渓谷の右岸には、断層面に沿って形成された「屏風岩(びょうぶいわ)」がそそり立ち、「獅子岩」「般若岩」などの奇岩も見られます。これらの岩壁は、断層に鉱液が沈殿して硬化した部分が侵食されずに残ったもので、自然がつくり上げた彫刻のような姿を見せています。

四季の魅力
吹割の滝は、四季を通じて異なる表情を楽しめる名瀑です。
• 春(4〜5月):雪解け水を大量に飲み込み、迫力ある水量で流れ落ちる様子が圧巻です。新緑が周囲を彩り、生命の息吹を感じられます。
• 夏(6〜8月):滝から放たれる天然のミストが涼を呼び、暑さを忘れさせてくれます。水しぶきを浴びながら間近で滝を見られることから、避暑地としても人気です。
• 秋(10月前後):吹割渓谷一帯が紅葉に包まれ、滝と紅葉のコントラストが見事です。周辺のブナやカエデの赤や黄色が水面に映える光景は、まさに絶景です。
• 冬(12〜3月):滝周辺は積雪と凍結のため立ち入りが制限されますが、雪に包まれた静寂の景観も幻想的です。

遊歩道と観光スポット
平成3年には渓谷を一周できる約1時間の遊歩道が整備されました。途中には3つの観瀑台があり、それぞれ異なる角度から滝を眺めることができます。吹割橋・浮島橋・観瀑台などからの景観は特に人気があります。
また、周辺には以下のような見どころがあります。
• 鱒飛の滝(ますとびのたき):鱒が飛び越えようとして果たせなかったことに由来する、高さ約8メートルの滝です。
• 獅子岩・般若岩:自然の浸食がつくり出した奇岩群で、まるで動物や仏の顔のような形をしています。
• 浮島観音堂:片品川の中州に立つ小堂で、古くから信仰の対象とされています。
• 老神温泉:滝から約3キロ北に位置する温泉地で、滝観光とあわせて訪れる人が多く、心身を癒す名湯として知られています。

伝説と文化
吹割の滝には「竜宮伝説」が伝わっています。昔、この滝の滝壺は竜宮へ通じていると信じられ、村で祝儀などの行事があるときには、竜宮からお膳やお椀を借りて使うという風習があったといわれます。この伝承は、吹割の滝が古くから人々の信仰と生活に深く結びついてきたことを物語っています。

学術的価値と保護
吹割の滝は、水の浸食作用によって形成された地形として学術的にも非常に貴重であり、地質学的研究の対象にもなっています。昭和11年の国指定以降、天然記念物・名勝として保護され、自然環境を維持するための保全活動が続けられています。
渓谷沿いの木道や橋は安全に整備されていますが、水量の多い時期には増水の危険があるため、立ち入りが制限されることもあります。

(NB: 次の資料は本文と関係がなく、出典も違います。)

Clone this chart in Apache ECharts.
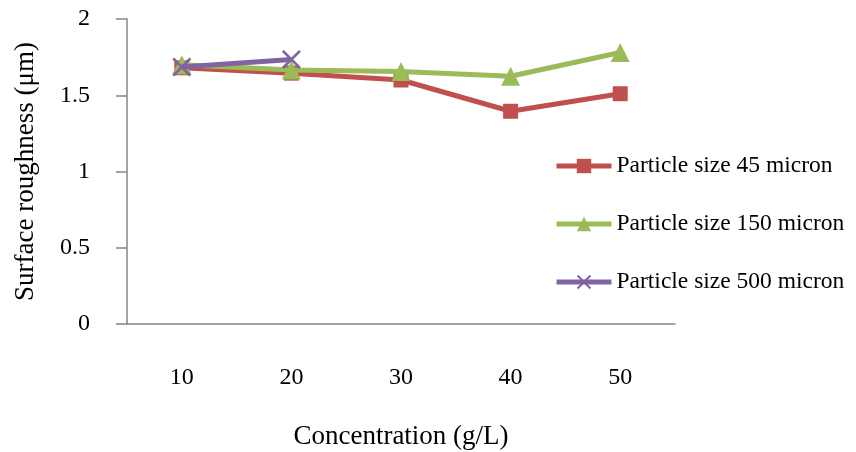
<!DOCTYPE html>
<html>
<head>
<meta charset="utf-8">
<script src="https://cdn.jsdelivr.net/npm/echarts@6/dist/echarts.min.js"></script>
<style>
  html, body { margin: 0; padding: 0; background: #fff; }
  #chart { width: 856px; height: 452px; }
</style>
</head>
<body>
<div id="chart"></div>
<script>
// Concentration levels (g/L)
const concentrations = ['10', '20', '30', '40', '50'];

// Surface roughness (µm) for each particle size
const size45 = [1.68, 1.645, 1.60, 1.395, 1.51];
const size150 = [1.70, 1.665, 1.655, 1.625, 1.78];
const size500 = [1.685, 1.735];

const seriesNames = ['Particle size 45 micron', 'Particle size 150 micron', 'Particle size 500 micron'];

const serif = '"Liberation Serif", "Times New Roman", serif';
// X-shaped marker outline
const crossPath = 'path://M0,1L1,0L5,4L9,0L10,1L6,5L10,9L9,10L5,6L1,10L0,9L4,5Z';

const chart = echarts.init(document.getElementById('chart'));
chart.setOption({
  backgroundColor: '#ffffff',
  animation: false,
  grid: { left: 127, right: 181, top: 19, bottom: 128, outerBoundsMode: 'none' },
  legend: {
    orient: 'vertical',
    left: 549,
    top: 149,
    itemWidth: 55,
    itemHeight: 18,
    itemGap: 34,
    lineStyle: { width: 5 },
    textStyle: { fontFamily: serif, fontSize: 23.5, color: '#000' },
    data: seriesNames
  },
  xAxis: {
    type: 'category',
    data: concentrations,
    boundaryGap: true,
    name: 'Concentration (g/L)',
    nameLocation: 'middle',
    nameGap: 99,
    nameTextStyle: { fontFamily: serif, fontSize: 27, color: '#000' },
    axisLine: { lineStyle: { color: '#868686', width: 1.5 } },
    axisTick: { show: false },
    axisLabel: { fontFamily: serif, fontSize: 24, color: '#000', margin: 42 }
  },
  yAxis: {
    type: 'value',
    min: 0,
    max: 2,
    interval: 0.5,
    name: 'Surface roughness (μm)',
    nameLocation: 'middle',
    nameGap: 88,
    nameTextStyle: { fontFamily: serif, fontSize: 27, color: '#000' },
    axisLine: { show: true, lineStyle: { color: '#868686', width: 1.5 } },
    axisTick: { show: true, length: 11, lineStyle: { color: '#868686', width: 1.5 } },
    splitLine: { show: false },
    axisLabel: { fontFamily: serif, fontSize: 24, color: '#000', margin: 37 }
  },
  series: [
    {
      name: seriesNames[0],
      type: 'line',
      data: size45,
      symbol: 'rect',
      symbolSize: 15,
      z: 2,
      lineStyle: { color: '#c0504d', width: 5 },
      itemStyle: { color: '#c0504d' }
    },
    {
      name: seriesNames[1],
      type: 'line',
      data: size150,
      symbol: 'triangle',
      symbolSize: 19,
      z: 3,
      lineStyle: { color: '#9bbb59', width: 5 },
      itemStyle: { color: '#9bbb59' }
    },
    {
      name: seriesNames[2],
      type: 'line',
      data: size500,
      symbol: crossPath,
      symbolSize: 19,
      z: 4,
      lineStyle: { color: '#8064a2', width: 5 },
      itemStyle: { color: '#8064a2' }
    }
  ]
});
</script>
</body>
</html>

吹割の滝は、悠久の時が創り出した壮大な自然の芸術です。火山活動と水の力が織りなす地形美、四季を彩る渓谷の景観、そして地域に息づく伝説が重なり合い、訪れる人々に深い感動を与えます。
その雄大な姿と繊細な自然の調和は、まさに「東洋のナイアガラ」の名にふさわしい日本屈指の名瀑です。ぜひ、吹割渓谷の遊歩道を歩きながら、その迫力と美しさを全身で体感してみてください。